Remember when we talked about the possibilities of Wonder Woman and the Hulk coming back to a television screen near you?
Deadline reports the huge and incredibly good news that Guillermo del Toro (who directed the Hellboy movies my dad and I love so much along with so many other imaginative films) is joining Battlestar Galactica executive producer David Eick as co-creator of the new Incredible Hulk series being developed for ABC.
Del Toro excels at finding the humanity inside of even the most fantastic monstrosity, while Eick’s sensibilities helped guide the Galactica crew through one impossible moral dilemma after another. The Hulk represents a dream-team project for these guys if there ever was one, and I can’t wait to see how it shapes up.
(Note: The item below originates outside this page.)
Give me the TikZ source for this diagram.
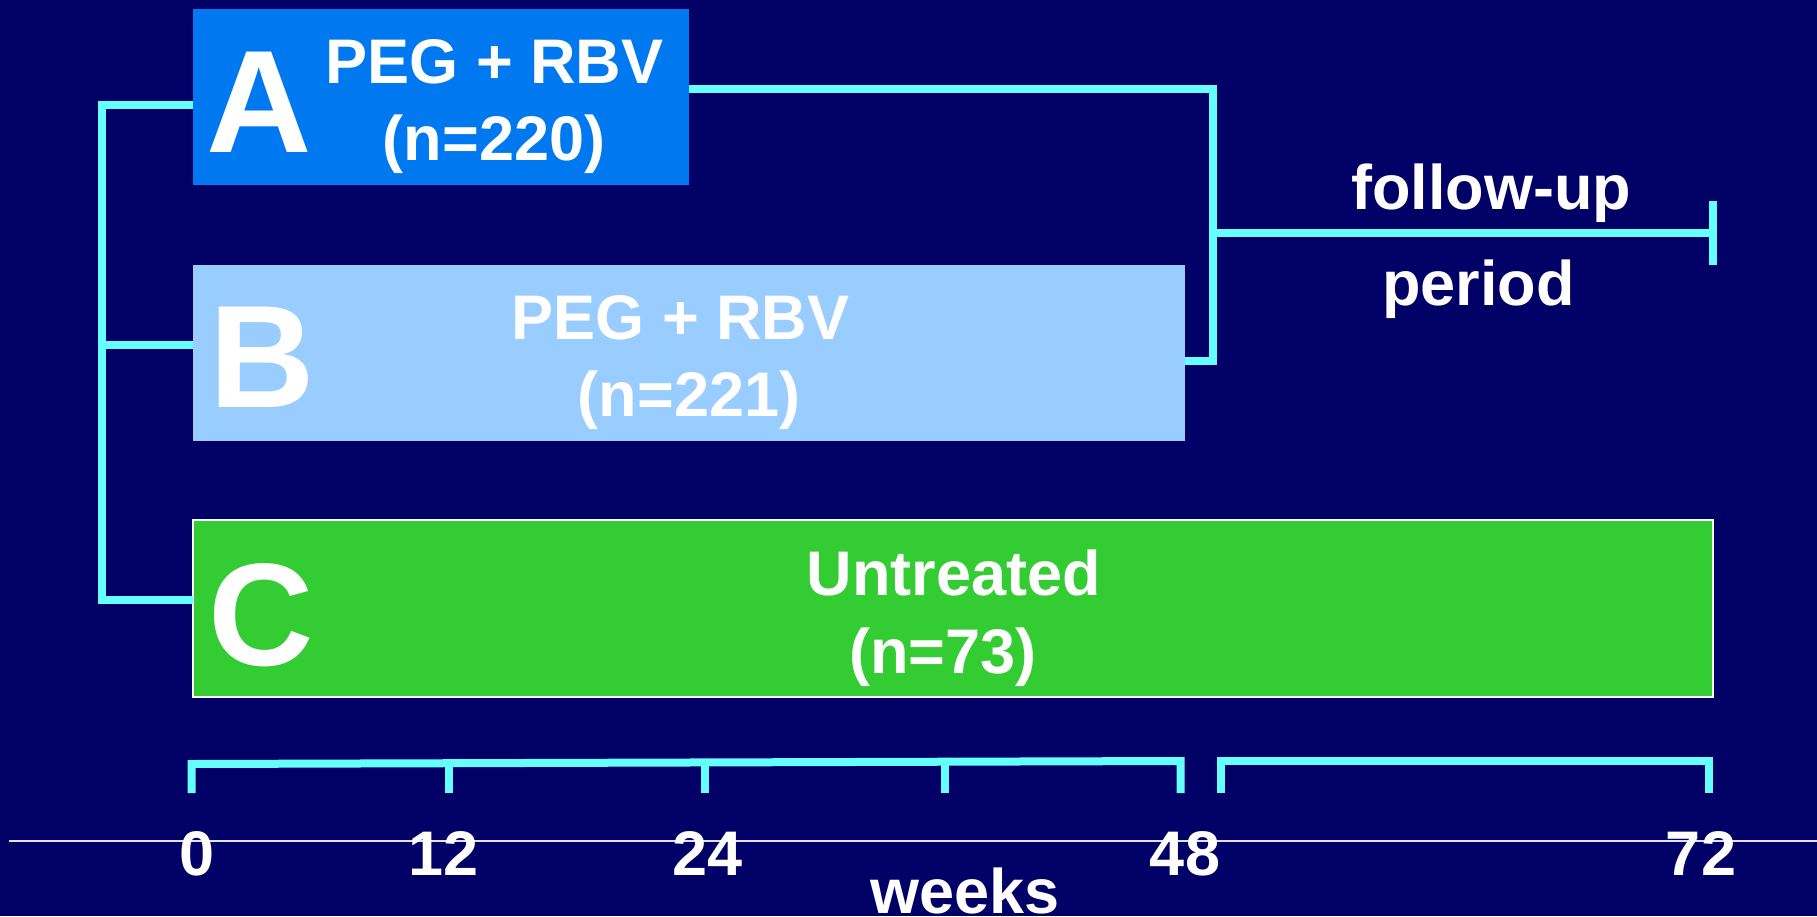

The article bears some early clues:
Unlike the two Hulk movies, in which the monster was a pure CGI creation, the series will employ a mixture of prosthetics, puppetry and CGI. Del Toro and Eick will break the story for the pilot script together, sharing story and created by credit. Eick will write the script, with del Toro attached to direct subject to his availability. Del Toro will also oversee the designing of the Hulk character, which is expected to draw on previous comic book incarnations, as well as the original 1978-82 Incredible Hulk TV series, with a few wild tweaks on the old look.
Given the fact that neither of the big-screen Hulks were flawless examples of CGI, it seems like an awfully tall order to expect a television budget to be able to afford a believable digital Hulk week after week. But just look at the documentaries on the Hellboy II Blu-Ray to find countless examples of Del Toro using practical effects to accomplish creatures that look, move, and feel more real than any computer creation.
(And if they’re looking to hire an actor to play the Hulk, I’d like to suggest the current Mr. Universe, Alexander Nevsky. He has lots of acting and producing experience, and he’s massive, and he’s got the publicity of a big bodybuilding win behind him.)
Del Toro says, “I have always been attracted at the combination of comic book heroics and monsters,” adding that he even wanted to make a Hulk movie in 2002. Ang Lee made it instead, and I’m still trying to forget it. He believes he and Eick have “coalesced a respectful but powerful way of retelling the Banner/Hulk story in a fresh way.”
Eick adds, “I’ve enjoyed the challenging, rewarding process of revisiting beloved characters,” adding that the Hulk is “one of the crown jewels of the Marvel world for generations.”
They’re certainly talking the talk. Now it’s time to walk the walk, and I hope they remember all the things that made the original series so timeless in the first place.